Retype all of the listing exactly, passing over any picture you find.

SUPPLIED MATERIAL:
○ ○ ○ ○ ○ ○ ○

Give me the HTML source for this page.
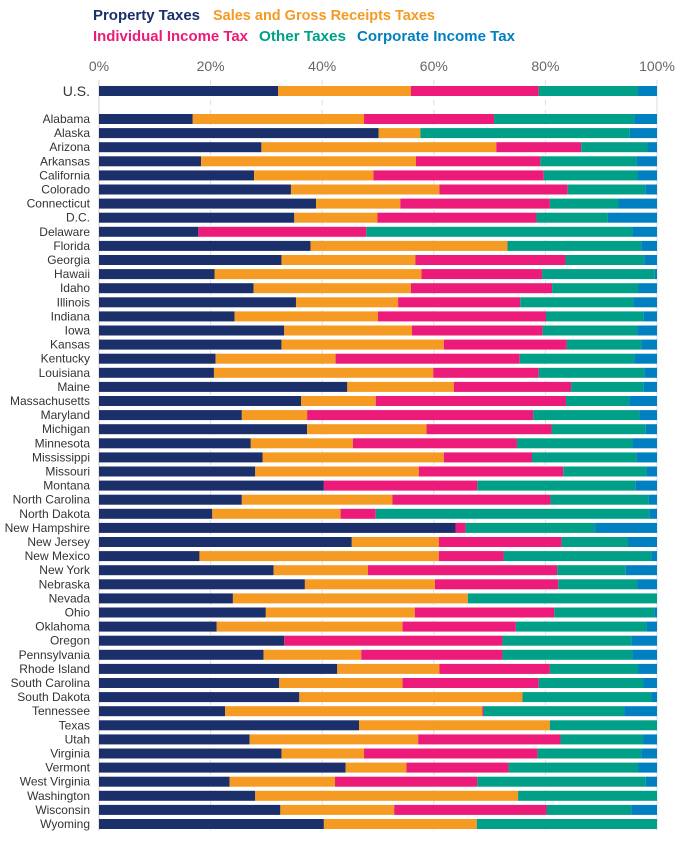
<!DOCTYPE html>
<html><head><meta charset="utf-8"><style>
body{margin:0;background:#fff;font-family:"Liberation Sans",sans-serif}
svg text{font-family:"Liberation Sans",sans-serif}
</style></head><body>
<svg id="chart" width="685" height="845" viewBox="0 0 685 845" xmlns="http://www.w3.org/2000/svg">
<g font-size="15" font-weight="bold">
<text x="93" y="20" fill="#1b2f6b" textLength="107" lengthAdjust="spacingAndGlyphs">Property Taxes</text>
<text x="213" y="20" fill="#f59a23" textLength="222" lengthAdjust="spacingAndGlyphs">Sales and Gross Receipts Taxes</text>
<text x="93" y="41" fill="#ec1a78" textLength="155" lengthAdjust="spacingAndGlyphs">Individual Income Tax</text>
<text x="259" y="41" fill="#00a088" textLength="87" lengthAdjust="spacingAndGlyphs">Other Taxes</text>
<text x="357" y="41" fill="#0080c0" textLength="158" lengthAdjust="spacingAndGlyphs">Corporate Income Tax</text>
</g>
<g id="grid"></g><g id="bars"></g><g id="labels"></g>
</svg>
<script>
const categories=["U.S.","Alabama","Alaska","Arizona","Arkansas","California","Colorado","Connecticut","D.C.","Delaware","Florida","Georgia","Hawaii","Idaho","Illinois","Indiana","Iowa","Kansas","Kentucky","Louisiana","Maine","Massachusetts","Maryland","Michigan","Minnesota","Mississippi","Missouri","Montana","North Carolina","North Dakota","New Hampshire","New Jersey","New Mexico","New York","Nebraska","Nevada","Ohio","Oklahoma","Oregon","Pennsylvania","Rhode Island","South Carolina","South Dakota","Tennessee","Texas","Utah","Virginia","Vermont","West Virginia","Washington","Wisconsin","Wyoming"];
const propertyTaxes=[32.1,16.8,50.1,29.1,18.3,27.8,34.4,38.9,35.0,17.8,37.9,32.7,20.7,27.7,35.3,24.3,33.2,32.7,20.9,20.6,44.5,36.2,25.6,37.3,27.2,29.3,28.0,40.3,25.6,20.3,63.9,45.3,18.0,31.3,36.9,24.0,29.9,21.1,33.2,29.5,42.7,32.3,35.9,22.6,46.6,27.0,32.7,44.2,23.4,28.0,32.5,40.3];
const salesTaxes=[23.8,30.7,7.5,42.1,38.5,21.4,26.6,15.1,14.9,0,35.3,24.0,37.1,28.2,18.3,25.7,22.9,29.1,21.5,39.3,19.1,13.4,11.7,21.4,18.3,32.5,29.3,0,27.0,23.0,0,15.6,42.9,16.9,23.3,42.1,26.7,33.3,0,17.5,18.3,22.1,40.0,46.1,34.2,30.2,14.8,10.9,18.9,47.1,20.4,27.4];
const individualIncomeTax=[22.9,23.3,0,15.2,22.3,30.5,23.0,26.8,28.5,30.1,0,26.9,21.6,25.3,21.9,30.1,23.4,22.0,33.0,18.9,21.0,34.1,40.5,22.4,29.4,15.8,25.9,27.5,28.3,6.3,1.8,22.0,11.6,33.9,22.1,0,25.0,20.3,39.1,25.3,19.8,24.4,0,0.2,0,25.5,31.1,18.3,25.5,0,27.3,0];
const otherTaxes=[17.8,25.1,37.5,11.9,17.2,16.8,13.9,12.3,12.8,47.7,24.0,14.1,20.2,15.4,20.3,17.5,17.0,13.4,20.5,18.9,13.0,11.3,19.0,16.9,20.7,18.7,14.9,28.3,17.6,49.0,23.2,11.9,26.5,12.3,14.2,33.9,17.9,23.4,23.1,23.3,15.8,18.7,23.1,25.2,19.2,14.8,18.6,23.2,30.2,24.9,15.2,32.3];
const corporateIncomeTax=[3.4,4.1,4.9,1.7,3.7,3.5,2.1,6.9,8.8,4.4,2.8,2.3,0.4,3.4,4.2,2.4,3.5,2.8,4.1,2.3,2.4,5.0,3.2,2.0,4.4,3.7,1.9,3.9,1.5,1.4,11.1,5.2,1.0,5.6,3.5,0,0.5,1.9,4.6,4.4,3.4,2.5,1.0,5.9,0,2.5,2.8,3.4,2.0,0,4.6,0];
const tickLabels=["0%","20%","40%","60%","80%","100%"];
const tickValues=[0,20,40,60,80,100];

const NS="http://www.w3.org/2000/svg";
const x0=99,x1=657;
const xScale=v=>x0+(x1-x0)*v/100;
const yCenter=i=>i===0?91:119+(i-1)*14.1;
const barH=10;
const series=[propertyTaxes,salesTaxes,individualIncomeTax,otherTaxes,corporateIncomeTax];
const colors=["#1b2f6b","#f59a23","#ec1a78","#00a088","#0080c0"];
const names=["property","sales","individual-income","other","corporate-income"];
function mk(t,a){const e=document.createElementNS(NS,t);for(const k in a)e.setAttribute(k,a[k]);return e;}
const grid=document.getElementById('grid'),bars=document.getElementById('bars'),labels=document.getElementById('labels');
tickValues.forEach((v,i)=>{
  const x=xScale(v);
  const ln=mk('line',{x1:x,x2:x,y1:80,y2:831,stroke:i===0?'#cfcfcf':'#dddddd','stroke-width':1,'stroke-dasharray':i===0||i===5?'':'5,5'});
  
  
  grid.appendChild(ln);
  const t=mk('text',{x:x,y:71,'font-size':14,fill:'#666','text-anchor':'middle'});
  t.textContent=tickLabels[i];
  
  
  grid.appendChild(t);
});
categories.forEach((c,i)=>{
  const yc=yCenter(i);
  let acc=0;
  series.forEach((s,k)=>{
    const v=s[i];
    if(v>0){
      const r=mk('rect',{x:xScale(acc),y:yc-barH/2,width:xScale(acc+v)-xScale(acc),height:barH,fill:colors[k]});
      
      
      bars.appendChild(r);
    }
    acc+=v;
  });
  const t=mk('text',{x:90,y:yc+(i===0?5:4),'font-size':i===0?14:12,fill:'#333','text-anchor':'end'});
  t.textContent=c;
  
  
  labels.appendChild(t);
});
</script>
</body></html>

○ ○ ○ ○ ○ ○ ○

IN RESPONSE:
Give me the HTML source for this page.
<!DOCTYPE html>
<html><head><meta charset="utf-8"><style>
body{margin:0;background:#fff;font-family:"Liberation Sans",sans-serif}
svg text{font-family:"Liberation Sans",sans-serif}
</style></head><body>
<svg id="chart" width="685" height="845" viewBox="0 0 685 845" xmlns="http://www.w3.org/2000/svg">
<g font-size="15" font-weight="bold">
<text x="93" y="20" fill="#1b2f6b" textLength="107" lengthAdjust="spacingAndGlyphs">Property Taxes</text>
<text x="213" y="20" fill="#f59a23" textLength="222" lengthAdjust="spacingAndGlyphs">Sales and Gross Receipts Taxes</text>
<text x="93" y="41" fill="#ec1a78" textLength="155" lengthAdjust="spacingAndGlyphs">Individual Income Tax</text>
<text x="259" y="41" fill="#00a088" textLength="87" lengthAdjust="spacingAndGlyphs">Other Taxes</text>
<text x="357" y="41" fill="#0080c0" textLength="158" lengthAdjust="spacingAndGlyphs">Corporate Income Tax</text>
</g>
<g id="grid"></g><g id="bars"></g><g id="labels"></g>
</svg>
<script>
const categories=["U.S.","Alabama","Alaska","Arizona","Arkansas","California","Colorado","Connecticut","D.C.","Delaware","Florida","Georgia","Hawaii","Idaho","Illinois","Indiana","Iowa","Kansas","Kentucky","Louisiana","Maine","Massachusetts","Maryland","Michigan","Minnesota","Mississippi","Missouri","Montana","North Carolina","North Dakota","New Hampshire","New Jersey","New Mexico","New York","Nebraska","Nevada","Ohio","Oklahoma","Oregon","Pennsylvania","Rhode Island","South Carolina","South Dakota","Tennessee","Texas","Utah","Virginia","Vermont","West Virginia","Washington","Wisconsin","Wyoming"];
const propertyTaxes=[32.1,16.8,50.1,29.1,18.3,27.8,34.4,38.9,35.0,17.8,37.9,32.7,20.7,27.7,35.3,24.3,33.2,32.7,20.9,20.6,44.5,36.2,25.6,37.3,27.2,29.3,28.0,40.3,25.6,20.3,63.9,45.3,18.0,31.3,36.9,24.0,29.9,21.1,33.2,29.5,42.7,32.3,35.9,22.6,46.6,27.0,32.7,44.2,23.4,28.0,32.5,40.3];
const salesTaxes=[23.8,30.7,7.5,42.1,38.5,21.4,26.6,15.1,14.9,0,35.3,24.0,37.1,28.2,18.3,25.7,22.9,29.1,21.5,39.3,19.1,13.4,11.7,21.4,18.3,32.5,29.3,0,27.0,23.0,0,15.6,42.9,16.9,23.3,42.1,26.7,33.3,0,17.5,18.3,22.1,40.0,46.1,34.2,30.2,14.8,10.9,18.9,47.1,20.4,27.4];
const individualIncomeTax=[22.9,23.3,0,15.2,22.3,30.5,23.0,26.8,28.5,30.1,0,26.9,21.6,25.3,21.9,30.1,23.4,22.0,33.0,18.9,21.0,34.1,40.5,22.4,29.4,15.8,25.9,27.5,28.3,6.3,1.8,22.0,11.6,33.9,22.1,0,25.0,20.3,39.1,25.3,19.8,24.4,0,0.2,0,25.5,31.1,18.3,25.5,0,27.3,0];
const otherTaxes=[17.8,25.1,37.5,11.9,17.2,16.8,13.9,12.3,12.8,47.7,24.0,14.1,20.2,15.4,20.3,17.5,17.0,13.4,20.5,18.9,13.0,11.3,19.0,16.9,20.7,18.7,14.9,28.3,17.6,49.0,23.2,11.9,26.5,12.3,14.2,33.9,17.9,23.4,23.1,23.3,15.8,18.7,23.1,25.2,19.2,14.8,18.6,23.2,30.2,24.9,15.2,32.3];
const corporateIncomeTax=[3.4,4.1,4.9,1.7,3.7,3.5,2.1,6.9,8.8,4.4,2.8,2.3,0.4,3.4,4.2,2.4,3.5,2.8,4.1,2.3,2.4,5.0,3.2,2.0,4.4,3.7,1.9,3.9,1.5,1.4,11.1,5.2,1.0,5.6,3.5,0,0.5,1.9,4.6,4.4,3.4,2.5,1.0,5.9,0,2.5,2.8,3.4,2.0,0,4.6,0];
const tickLabels=["0%","20%","40%","60%","80%","100%"];
const tickValues=[0,20,40,60,80,100];

const NS="http://www.w3.org/2000/svg";
const x0=99,x1=657;
const xScale=v=>x0+(x1-x0)*v/100;
const yCenter=i=>i===0?91:119+(i-1)*14.1;
const barH=10;
const series=[propertyTaxes,salesTaxes,individualIncomeTax,otherTaxes,corporateIncomeTax];
const colors=["#1b2f6b","#f59a23","#ec1a78","#00a088","#0080c0"];
const names=["property","sales","individual-income","other","corporate-income"];
function mk(t,a){const e=document.createElementNS(NS,t);for(const k in a)e.setAttribute(k,a[k]);return e;}
const grid=document.getElementById('grid'),bars=document.getElementById('bars'),labels=document.getElementById('labels');
tickValues.forEach((v,i)=>{
  const x=xScale(v);
  const ln=mk('line',{x1:x,x2:x,y1:80,y2:831,stroke:i===0?'#cfcfcf':'#dddddd','stroke-width':1,'stroke-dasharray':i===0||i===5?'':'5,5'});
  
  
  grid.appendChild(ln);
  const t=mk('text',{x:x,y:71,'font-size':14,fill:'#666','text-anchor':'middle'});
  t.textContent=tickLabels[i];
  
  
  grid.appendChild(t);
});
categories.forEach((c,i)=>{
  const yc=yCenter(i);
  let acc=0;
  series.forEach((s,k)=>{
    const v=s[i];
    if(v>0){
      const r=mk('rect',{x:xScale(acc),y:yc-barH/2,width:xScale(acc+v)-xScale(acc),height:barH,fill:colors[k]});
      
      
      bars.appendChild(r);
    }
    acc+=v;
  });
  const t=mk('text',{x:90,y:yc+(i===0?5:4),'font-size':i===0?14:12,fill:'#333','text-anchor':'end'});
  t.textContent=c;
  
  
  labels.appendChild(t);
});
</script>
</body></html>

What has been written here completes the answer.